Drive an Axial Flux Motor

Thread Starter

kalemaxon89

Joined Oct 12, 2022
389
At my university, I have done a project in the past in which both the hardware (power stage, inverter..) and firmware (Field Oriented Control) were developed for a three-phase brushless motor. I have read that research is being done on the Axial Flux Motor in recent years and online I can only find the advantages it has over the Radial Flux Motor in terms of magnetic flux.
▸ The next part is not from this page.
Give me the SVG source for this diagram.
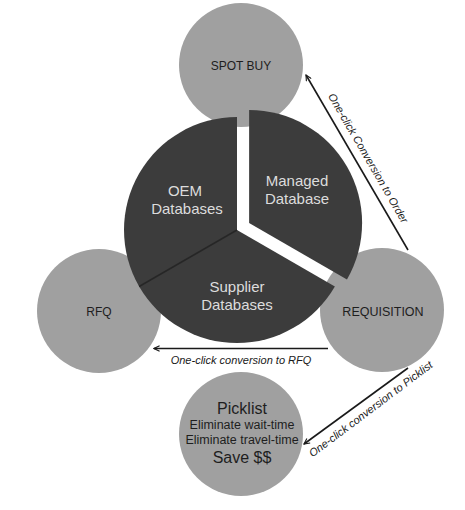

What I am asking is: from a practical point of view, is the control/drive of Axial Flux (hardware + firmware) the same of the Radial Flux? Or are there important differences to take into account when developing?
 

MisterBill2

Joined Jan 23, 2018
27,358
Based on all that I have seen relative ti the axial flux motors, what will be the biggest difference will be the voltage and current amplitudes , because of the much different form factors. Also, there might be a different number of poles, still multiples of three, of course. But because the principles of operation are the same, it is not going to be different equations, but only different numbers.
And certainly the torque versus current relations will be a bit different.
 

Thread Starter

kalemaxon89

Joined Oct 12, 2022
389
Based on all that I have seen relative ti the axial flux motors, what will be the biggest difference will be the voltage and current amplitudes , because of the much different form factors. Also, there might be a different number of poles, still multiples of three, of course. But because the principles of operation are the same, it is not going to be different equations, but only different numbers.
And certainly the torque versus current relations will be a bit different.
Thank you for your reply!
 

Thread Starter

kalemaxon89

Joined Oct 12, 2022
389
In addition the efficiency should be a bit higher, which is an intended side effect.
I think as far as efficiency is concerned there is a fairly broad argument to be made about the dissipation (elimination) of heat from the windings, But this is not very inherent to my main question.